Un médicament contre le cancer du sein bientôt utilisé contre une maladie génétique rare ?

Des chercheurs de l’équipe Génétique des anomalies du développement du Centre de recherche translationnelle en médecine moléculaire de l’université de Bourgogne et de la FHU Translad conduisent actuellement un essai clinique au sein du Centre d’investigation clinique du CHU Dijon Bourgogne pour démontrer l’efficacité de l’alpelisib chez des patients atteints du syndrome MCAP, une maladie génétique rare.

Le Centre d’investigation clinique du CHU Dijon Bourgogne mène actuellement un essai clinique pour démontrer l’efficacité chez des patients atteints d’une maladie génétique rare d’un médicament jusqu’alors utilisé dans le cancer du sein. (Crédit : ON HEALTH)

« Au total, 18 patients venant de neuf centres répartis en France vont être traités pendant deux ans avec ce médicament produit par Novartis et déjà indiqué dans le traitement du cancer du sein, détaille le docteur Maxime Luu, médecin pharmacologue au sein du Centre d’investigation clinique du CHU Dijon Bourgogne. Nous évaluerons, en partenariat avec l’Hôpital Necker à Paris, les patients tous les six mois, à la fois cliniquement, biologiquement, ou encore avec de l’imagerie médicale et des tests neuro-cognitifs, pour vérifier l’efficacité, mais aussi la sécurité de ce médicament. »
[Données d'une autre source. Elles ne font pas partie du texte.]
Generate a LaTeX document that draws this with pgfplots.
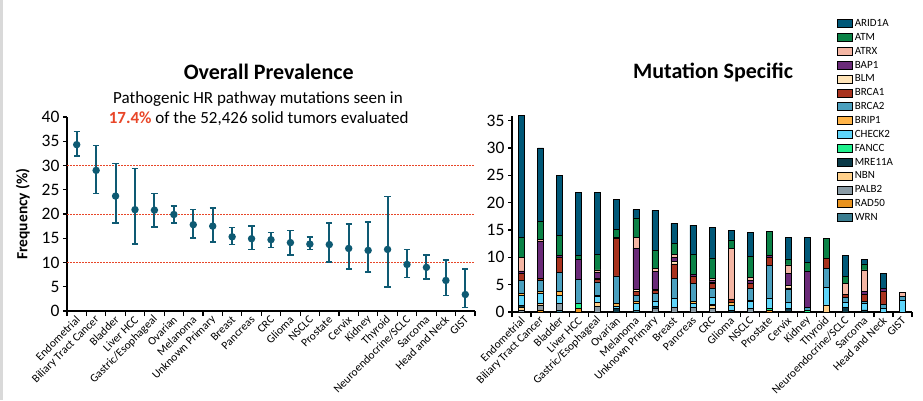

Un gène commun au cancer du sein et à cette maladie génétique rare

À l’origine de cette étude portée par le professeur Laurence Faivre, responsable du centre de génétique du CHU Dijon Bourgogne, le constat que l’alpelisib inhibait le gène PIK3CA qui, lorsqu’il est hyperactivé lors de son expression, peut créer certaines formes d’hypercroissances comme des cancers, des tumeurs ou encore des malformations. Jusqu’alors indiqué dans le cancer du sein, ce médicament pourrait donc avoir une efficacité contre le syndrome MCAP qui est notamment dû à une hypercroissance localisée au niveau du cerveau. Un autre essai clinique avait déjà démontré que ce médicament permettrait de réduire les hypercroissances touchant certaines régions du corps des patients, et améliorerait ainsi les douleurs, la fatigue et la qualité de vie. Il reste néanmoins à prouver l’efficacité de ce traitement chez les personnes présentant des atteintes cérébrales. « Sesam est le premier essai mondial dédié aux patients atteints du syndrome MCAP. Il permettra, si le médicament fait ses preuves, d’autoriser l’utilisation de l’alpelisib en soins courants », explique le docteur Maxime Luu. Résultats finaux attendus pour 2027.

Cette maladie rare d’origine génétique crée des troubles des apprentissages, accompagnés éventuellement d’une déficience intellectuelle et d’une hypotonie. On observe parfois des crises d’épilepsie, associées ou non à une hypercroissance des membres ou des extrémités et des anomalies vasculaires cutanées. En 2020, plus de 200 cas de cette maladie génétique rare sont rapportés dans le monde sans prédominance de sexe.

Un centre d’investigation clinique au services des cliniciens et des industriels

Au CHU Dijon Bourgogne, le Centre d’investigation clinique est une unité de soins labellisée Inserm qui conduit des essais cliniques. Avec deux lits d’hospitalisation et deux box de consultation, il peut accueillir jusqu’à quatre patients simultanément et traite, en moyenne, une cinquantaine d’études en même temps, incluant jusqu’à plusieurs centaines de patients. Ce centre travaille pour les cliniciens, mais aussi pour les industriels puisque les équipes peuvent aider à la construction de l’étude clinique, la conduire et même analyser les résultats et les publier.